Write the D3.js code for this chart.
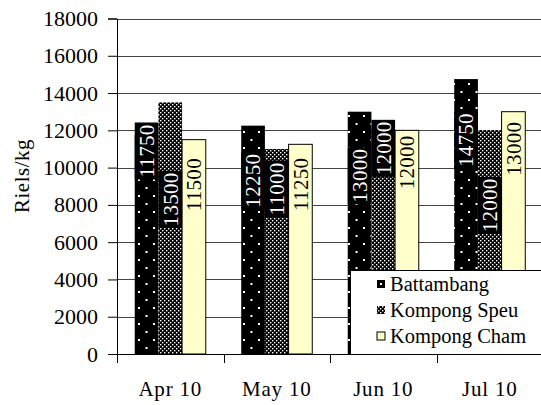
<!DOCTYPE html>
<html><head><meta charset="utf-8">
<script src="https://cdn.jsdelivr.net/npm/d3@7"></script>
<style>body{margin:0;background:#fff}svg{display:block}</style>
</head><body><svg id="c" width="541" height="405"></svg>
<script>
const categories = ["Apr 10", "May 10", "Jun 10", "Jul 10"];
const seriesNames = ["Battambang", "Kompong Speu", "Kompong Cham"];
const battambang = [11750, 12250, 13000, 14750];
const kompongSpeu = [13500, 11000, 12000, 12000];
const kompongCham = [11500, 11250, 12000, 13000];
const yTicks = [0, 2000, 4000, 6000, 8000, 10000, 12000, 14000, 16000, 18000];
// label centre offsets below bar top (px), as placed in the original
const labelShift = [[16, 55, 64, 61], [97, 40, 18, 75], [45, 40, 32, 37]];

const FONT = "'Liberation Serif', 'Times New Roman', serif";
const values = [battambang, kompongSpeu, kompongCham];
const fills = ["url(#pB)", "url(#pK)", "#ffffcc"];
const svg = d3.select("#c");
const defs = svg.append("defs");
const pB = defs.append("pattern").attr("id", "pB").attr("patternUnits", "userSpaceOnUse").attr("width", 15).attr("height", 16);
pB.append("rect").attr("width", 15).attr("height", 16).attr("fill", "#000");
pB.append("rect").attr("x", 3).attr("y", 3).attr("width", 2).attr("height", 2).attr("fill", "#fff");
pB.append("rect").attr("x", 10.5).attr("y", 11).attr("width", 2).attr("height", 2).attr("fill", "#fff");
const pK = defs.append("pattern").attr("id", "pK").attr("patternUnits", "userSpaceOnUse").attr("width", 4).attr("height", 4);
pK.append("rect").attr("width", 4).attr("height", 4).attr("fill", "#000");
pK.append("rect").attr("x", 0).attr("y", 0).attr("width", 1.4).attr("height", 1.4).attr("fill", "#fff");
pK.append("rect").attr("x", 2).attr("y", 2).attr("width", 1.4).attr("height", 1.4).attr("fill", "#fff");

const x0 = d3.scaleBand().domain(categories).range([117, 543]).paddingInner(0.333).paddingOuter(0.1665);
const x1 = d3.scaleBand().domain(seriesNames).range([0, x0.bandwidth()]);
const y = d3.scaleLinear().domain([0, 18000]).range([354, 18.5]);

// gridlines
svg.append("g").selectAll("line").data(yTicks.filter(d => d > 0)).join("line")
  .attr("x1", 117).attr("x2", 541).attr("y1", d => Math.round(y(d)) + 0.5).attr("y2", d => Math.round(y(d)) + 0.5)
  .attr("stroke", "#444").attr("stroke-width", 1);

// bars
const gs = svg.append("g").selectAll("g").data(seriesNames).join("g");
gs.each(function (s, si) {
  d3.select(this).selectAll("rect").data(values[si]).join("rect")
    .attr("x", (d, i) => x0(categories[i]) + x1(s))
    .attr("y", d => y(d))
    .attr("width", x1.bandwidth())
    .attr("height", d => y(0) - y(d))
    .attr("fill", fills[si])
    .attr("stroke", si === 2 ? "#000" : "none")
    .attr("stroke-width", 1);
});

// labels
seriesNames.forEach((s, si) => {
  values[si].forEach((v, i) => {
    const cx = x0(categories[i]) + x1(s) + x1.bandwidth() / 2;
    const cy = y(v) + labelShift[si][i];
    if (si < 2) {
      svg.append("rect").attr("x", cx - x1.bandwidth() / 2).attr("y", cy - 28.5)
        .attr("width", x1.bandwidth()).attr("height", 57).attr("fill", "#000");
    }
    svg.append("text").attr("transform", `translate(${cx},${cy}) rotate(-90)`)
      .attr("text-anchor", "middle").attr("dy", "0.35em").style("font-family", FONT)
      .style("font-size", "21px").style("letter-spacing", "0.3px").attr("fill", si < 2 ? "#fff" : "#000").text(v);
  });
});

// y axis
const ya = svg.append("g").attr("transform", "translate(117,0)")
  .call(d3.axisLeft(y).tickValues(yTicks).tickSize(9).tickPadding(10).tickFormat(d => d));
ya.attr("font-family", null).attr("font-size", null);
ya.select(".domain").attr("stroke", "#000");
ya.selectAll("text").style("font-size", "22px").style("font-family", FONT).attr("fill", "#000");

// x axis
const xa = svg.append("g").attr("transform", "translate(0,354)");
xa.append("line").attr("x1", 117).attr("x2", 541).attr("y1", 0.5).attr("y2", 0.5).attr("stroke", "#000");
xa.selectAll("line.t").data(categories).join("line").attr("class", "t")
  .attr("x1", d => Math.round(x0(d) - x0.step() * 0.1665) + 0.5).attr("x2", d => Math.round(x0(d) - x0.step() * 0.1665) + 0.5)
  .attr("y1", 0).attr("y2", 9).attr("stroke", "#000");
xa.selectAll("text").data(categories).join("text")
  .attr("x", d => x0(d) + x0.bandwidth() / 2).attr("y", 42)
  .attr("text-anchor", "middle").style("font-size", "21px").style("letter-spacing", "0.8px").style("font-family", FONT).text(d => d);

// y title
svg.append("text").attr("transform", "translate(29,176) rotate(-90)").attr("text-anchor", "middle")
  .style("font-size", "21px").style("letter-spacing", "0.5px").style("font-family", FONT).text("Riels/kg");

// legend
const lg = svg.append("g");
lg.append("rect").attr("x", 350.5).attr("y", 270.5).attr("width", 200).attr("height", 84).attr("fill", "#fff").attr("stroke", "#000");
const legFills = ["#000", "url(#pK)", "#ffffcc"];
seriesNames.forEach((s, i) => {
  const cy = 284 + i * 26;
  lg.append("rect").attr("x", 377).attr("y", cy - 4).attr("width", 8).attr("height", 8)
    .attr("fill", legFills[i]).attr("stroke", "#000").attr("stroke-width", i === 2 ? 1 : 0);
  if (i === 0) lg.append("rect").attr("x", 380).attr("y", cy - 1).attr("width", 2).attr("height", 2).attr("fill", "#fff");
  lg.append("text").attr("x", 390).attr("y", cy).attr("dy", "0.35em").style("font-size", "20.5px").style("font-family", FONT).text(s);
});
</script></body></html>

Exercise:
Reply with nothing but the number of lines in the data above that contain "this".

Solution to the exercise:
2